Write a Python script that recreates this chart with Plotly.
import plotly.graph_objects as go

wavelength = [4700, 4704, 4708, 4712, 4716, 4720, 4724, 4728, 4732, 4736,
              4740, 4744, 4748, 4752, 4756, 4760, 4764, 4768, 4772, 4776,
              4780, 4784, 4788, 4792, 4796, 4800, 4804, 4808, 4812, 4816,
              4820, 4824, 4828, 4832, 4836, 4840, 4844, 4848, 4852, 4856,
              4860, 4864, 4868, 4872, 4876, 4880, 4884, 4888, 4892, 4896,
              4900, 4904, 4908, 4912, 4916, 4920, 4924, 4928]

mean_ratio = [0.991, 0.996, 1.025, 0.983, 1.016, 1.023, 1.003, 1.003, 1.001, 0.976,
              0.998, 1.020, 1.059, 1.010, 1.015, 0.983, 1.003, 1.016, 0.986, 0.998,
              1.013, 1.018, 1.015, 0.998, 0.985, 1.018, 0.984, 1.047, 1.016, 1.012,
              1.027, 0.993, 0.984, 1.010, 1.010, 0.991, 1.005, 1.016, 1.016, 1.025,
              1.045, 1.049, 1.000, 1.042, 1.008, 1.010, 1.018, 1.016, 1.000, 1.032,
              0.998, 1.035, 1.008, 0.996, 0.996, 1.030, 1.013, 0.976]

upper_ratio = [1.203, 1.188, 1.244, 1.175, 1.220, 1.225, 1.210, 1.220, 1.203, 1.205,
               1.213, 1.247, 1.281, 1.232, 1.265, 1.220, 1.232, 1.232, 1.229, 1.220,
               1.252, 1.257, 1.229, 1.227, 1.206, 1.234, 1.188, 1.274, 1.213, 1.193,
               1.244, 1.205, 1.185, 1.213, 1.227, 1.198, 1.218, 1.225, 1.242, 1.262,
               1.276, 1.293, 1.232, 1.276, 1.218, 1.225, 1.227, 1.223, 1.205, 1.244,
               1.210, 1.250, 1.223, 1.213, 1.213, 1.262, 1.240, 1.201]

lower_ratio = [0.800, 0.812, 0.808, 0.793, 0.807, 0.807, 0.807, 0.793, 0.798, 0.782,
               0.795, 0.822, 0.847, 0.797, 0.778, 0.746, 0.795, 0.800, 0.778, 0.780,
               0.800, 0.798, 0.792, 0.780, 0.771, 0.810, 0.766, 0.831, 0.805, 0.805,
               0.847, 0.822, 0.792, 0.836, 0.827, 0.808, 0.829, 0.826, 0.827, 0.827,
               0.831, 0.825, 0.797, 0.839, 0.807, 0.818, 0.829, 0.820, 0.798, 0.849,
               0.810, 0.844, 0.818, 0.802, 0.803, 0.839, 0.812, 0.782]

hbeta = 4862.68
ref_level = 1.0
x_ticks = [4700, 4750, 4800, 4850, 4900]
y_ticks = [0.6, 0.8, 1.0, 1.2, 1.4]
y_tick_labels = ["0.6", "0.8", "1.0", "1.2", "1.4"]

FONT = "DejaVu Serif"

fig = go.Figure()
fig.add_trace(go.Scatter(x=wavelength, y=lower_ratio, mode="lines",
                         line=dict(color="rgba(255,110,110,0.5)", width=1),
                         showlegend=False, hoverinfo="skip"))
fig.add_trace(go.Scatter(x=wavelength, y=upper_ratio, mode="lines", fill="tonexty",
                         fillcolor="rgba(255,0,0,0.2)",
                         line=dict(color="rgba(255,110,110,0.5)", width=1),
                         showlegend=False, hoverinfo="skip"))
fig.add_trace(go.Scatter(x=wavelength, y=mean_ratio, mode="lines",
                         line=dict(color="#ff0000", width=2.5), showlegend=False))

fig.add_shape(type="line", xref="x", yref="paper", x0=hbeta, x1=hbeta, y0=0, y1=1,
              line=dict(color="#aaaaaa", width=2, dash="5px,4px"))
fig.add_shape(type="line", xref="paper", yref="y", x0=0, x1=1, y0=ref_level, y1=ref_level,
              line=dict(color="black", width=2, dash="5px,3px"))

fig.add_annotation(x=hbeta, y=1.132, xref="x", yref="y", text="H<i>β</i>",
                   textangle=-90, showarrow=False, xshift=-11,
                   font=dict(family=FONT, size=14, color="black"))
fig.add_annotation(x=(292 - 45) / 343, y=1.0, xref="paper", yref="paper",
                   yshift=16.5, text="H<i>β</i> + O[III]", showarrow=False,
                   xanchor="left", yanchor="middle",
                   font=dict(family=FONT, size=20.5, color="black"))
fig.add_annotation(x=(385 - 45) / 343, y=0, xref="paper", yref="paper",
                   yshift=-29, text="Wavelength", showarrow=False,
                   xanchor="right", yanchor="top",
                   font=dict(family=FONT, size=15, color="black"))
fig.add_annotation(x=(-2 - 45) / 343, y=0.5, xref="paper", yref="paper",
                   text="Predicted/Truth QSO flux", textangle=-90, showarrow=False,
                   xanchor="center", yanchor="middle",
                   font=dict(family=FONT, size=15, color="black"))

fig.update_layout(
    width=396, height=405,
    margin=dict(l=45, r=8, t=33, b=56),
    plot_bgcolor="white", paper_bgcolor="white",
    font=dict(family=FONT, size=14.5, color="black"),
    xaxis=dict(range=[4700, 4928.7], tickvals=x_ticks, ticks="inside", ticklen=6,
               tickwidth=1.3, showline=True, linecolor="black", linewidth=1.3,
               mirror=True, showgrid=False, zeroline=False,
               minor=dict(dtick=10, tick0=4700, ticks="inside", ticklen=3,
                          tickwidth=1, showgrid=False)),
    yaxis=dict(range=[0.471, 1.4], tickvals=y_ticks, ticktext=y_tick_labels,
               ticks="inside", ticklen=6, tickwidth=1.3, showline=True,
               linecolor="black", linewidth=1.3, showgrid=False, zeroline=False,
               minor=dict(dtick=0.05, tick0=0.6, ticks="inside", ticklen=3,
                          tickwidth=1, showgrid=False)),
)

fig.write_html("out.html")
- - - - -
## WHAT TO PRODUCE
Hand back the material above in full, exactly as written.

## REPLY
Write a Python script that recreates this chart with Plotly.
import plotly.graph_objects as go

wavelength = [4700, 4704, 4708, 4712, 4716, 4720, 4724, 4728, 4732, 4736,
              4740, 4744, 4748, 4752, 4756, 4760, 4764, 4768, 4772, 4776,
              4780, 4784, 4788, 4792, 4796, 4800, 4804, 4808, 4812, 4816,
              4820, 4824, 4828, 4832, 4836, 4840, 4844, 4848, 4852, 4856,
              4860, 4864, 4868, 4872, 4876, 4880, 4884, 4888, 4892, 4896,
              4900, 4904, 4908, 4912, 4916, 4920, 4924, 4928]

mean_ratio = [0.991, 0.996, 1.025, 0.983, 1.016, 1.023, 1.003, 1.003, 1.001, 0.976,
              0.998, 1.020, 1.059, 1.010, 1.015, 0.983, 1.003, 1.016, 0.986, 0.998,
              1.013, 1.018, 1.015, 0.998, 0.985, 1.018, 0.984, 1.047, 1.016, 1.012,
              1.027, 0.993, 0.984, 1.010, 1.010, 0.991, 1.005, 1.016, 1.016, 1.025,
              1.045, 1.049, 1.000, 1.042, 1.008, 1.010, 1.018, 1.016, 1.000, 1.032,
              0.998, 1.035, 1.008, 0.996, 0.996, 1.030, 1.013, 0.976]

upper_ratio = [1.203, 1.188, 1.244, 1.175, 1.220, 1.225, 1.210, 1.220, 1.203, 1.205,
               1.213, 1.247, 1.281, 1.232, 1.265, 1.220, 1.232, 1.232, 1.229, 1.220,
               1.252, 1.257, 1.229, 1.227, 1.206, 1.234, 1.188, 1.274, 1.213, 1.193,
               1.244, 1.205, 1.185, 1.213, 1.227, 1.198, 1.218, 1.225, 1.242, 1.262,
               1.276, 1.293, 1.232, 1.276, 1.218, 1.225, 1.227, 1.223, 1.205, 1.244,
               1.210, 1.250, 1.223, 1.213, 1.213, 1.262, 1.240, 1.201]

lower_ratio = [0.800, 0.812, 0.808, 0.793, 0.807, 0.807, 0.807, 0.793, 0.798, 0.782,
               0.795, 0.822, 0.847, 0.797, 0.778, 0.746, 0.795, 0.800, 0.778, 0.780,
               0.800, 0.798, 0.792, 0.780, 0.771, 0.810, 0.766, 0.831, 0.805, 0.805,
               0.847, 0.822, 0.792, 0.836, 0.827, 0.808, 0.829, 0.826, 0.827, 0.827,
               0.831, 0.825, 0.797, 0.839, 0.807, 0.818, 0.829, 0.820, 0.798, 0.849,
               0.810, 0.844, 0.818, 0.802, 0.803, 0.839, 0.812, 0.782]

hbeta = 4862.68
ref_level = 1.0
x_ticks = [4700, 4750, 4800, 4850, 4900]
y_ticks = [0.6, 0.8, 1.0, 1.2, 1.4]
y_tick_labels = ["0.6", "0.8", "1.0", "1.2", "1.4"]

FONT = "DejaVu Serif"

fig = go.Figure()
fig.add_trace(go.Scatter(x=wavelength, y=lower_ratio, mode="lines",
                         line=dict(color="rgba(255,110,110,0.5)", width=1),
                         showlegend=False, hoverinfo="skip"))
fig.add_trace(go.Scatter(x=wavelength, y=upper_ratio, mode="lines", fill="tonexty",
                         fillcolor="rgba(255,0,0,0.2)",
                         line=dict(color="rgba(255,110,110,0.5)", width=1),
                         showlegend=False, hoverinfo="skip"))
fig.add_trace(go.Scatter(x=wavelength, y=mean_ratio, mode="lines",
                         line=dict(color="#ff0000", width=2.5), showlegend=False))

fig.add_shape(type="line", xref="x", yref="paper", x0=hbeta, x1=hbeta, y0=0, y1=1,
              line=dict(color="#aaaaaa", width=2, dash="5px,4px"))
fig.add_shape(type="line", xref="paper", yref="y", x0=0, x1=1, y0=ref_level, y1=ref_level,
              line=dict(color="black", width=2, dash="5px,3px"))

fig.add_annotation(x=hbeta, y=1.132, xref="x", yref="y", text="H<i>β</i>",
                   textangle=-90, showarrow=False, xshift=-11,
                   font=dict(family=FONT, size=14, color="black"))
fig.add_annotation(x=(292 - 45) / 343, y=1.0, xref="paper", yref="paper",
                   yshift=16.5, text="H<i>β</i> + O[III]", showarrow=False,
                   xanchor="left", yanchor="middle",
                   font=dict(family=FONT, size=20.5, color="black"))
fig.add_annotation(x=(385 - 45) / 343, y=0, xref="paper", yref="paper",
                   yshift=-29, text="Wavelength", showarrow=False,
                   xanchor="right", yanchor="top",
                   font=dict(family=FONT, size=15, color="black"))
fig.add_annotation(x=(-2 - 45) / 343, y=0.5, xref="paper", yref="paper",
                   text="Predicted/Truth QSO flux", textangle=-90, showarrow=False,
                   xanchor="center", yanchor="middle",
                   font=dict(family=FONT, size=15, color="black"))

fig.update_layout(
    width=396, height=405,
    margin=dict(l=45, r=8, t=33, b=56),
    plot_bgcolor="white", paper_bgcolor="white",
    font=dict(family=FONT, size=14.5, color="black"),
    xaxis=dict(range=[4700, 4928.7], tickvals=x_ticks, ticks="inside", ticklen=6,
               tickwidth=1.3, showline=True, linecolor="black", linewidth=1.3,
               mirror=True, showgrid=False, zeroline=False,
               minor=dict(dtick=10, tick0=4700, ticks="inside", ticklen=3,
                          tickwidth=1, showgrid=False)),
    yaxis=dict(range=[0.471, 1.4], tickvals=y_ticks, ticktext=y_tick_labels,
               ticks="inside", ticklen=6, tickwidth=1.3, showline=True,
               linecolor="black", linewidth=1.3, showgrid=False, zeroline=False,
               minor=dict(dtick=0.05, tick0=0.6, ticks="inside", ticklen=3,
                          tickwidth=1, showgrid=False)),
)

fig.write_html("out.html")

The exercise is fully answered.